[The latest Story Design Challenge from GCG contributor Guy Hasson asked readers to design a strong character debut -- here are the results!]
Hi, everyone. Welcome to the results of our second Story Design Challenge.
This time we had about twice as many entries as the first time. Hopefully, we'll have even more as the story design challenges gain momentum.
Below you'll find a response to each of the entries, about why they were picked, why they were not picked, and what could be improved about them. This post is cross-posted on Gamasutra. There you can find all the entries.
As you'll be able to see, the best memorable entrances were all about contrast: the difference between what we would expect and we are actually getting.
James Coote's entry: Good work! First of all, even the parts that are not the entrance are well written, powerful, and paced very well.

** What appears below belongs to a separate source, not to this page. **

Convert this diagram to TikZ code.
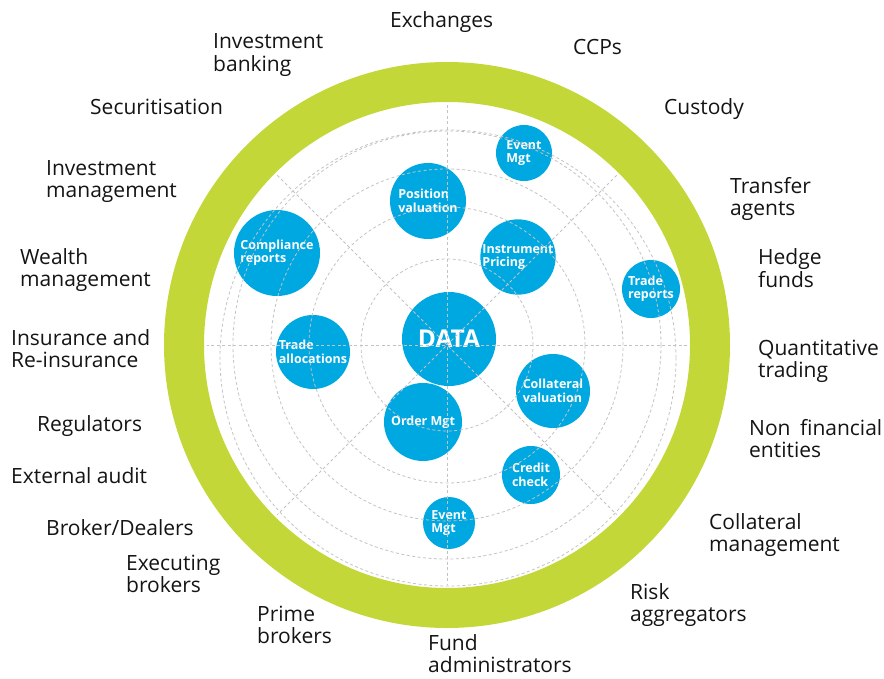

The memorable entrance part happens in the last paragraph of the entry, and it only works because it is differs so much from our expectations after seeing everything that has led to this point. Excellent! (Note: Looking back, James Coote also got first place in our first Story Design Challenge.)
Katie Chironis' entry: Juliana's entrance is certainly very memorable, and you built it just right. We start out thinking we're in some kind of sophisticated world, when suddenly the contrast of a crazy ex with an RPG appears. In addition, the contrast between the tone of her words and her actions is very powerful. Here are a couple of tips for making it better: 1) James shouldn't say ‘You give crazy ex a new definition'. Don't explain to the player what he already knows, and trust me, the player knows this. 2) You lose Juliana's uniqueness after that line. She steps out of character, and she shouldn't.
One last thing: You get a few less points because, as memorable as that entrance is, I feel like I've seen scenes like it before.
Gelo Fleisher's entry: Good entry. It's strange to get a good ‘memorable entrance' from a character that waits, but the character waits and wait and waits, and it works. Here's my tip on how to make it even more powerful: Add some things, aside from the other character, that would force anyone else to move and leap into action, and have the character wait them out, as well. The more he waits when he has cause to not wait, the more powerful and memorable his entrance.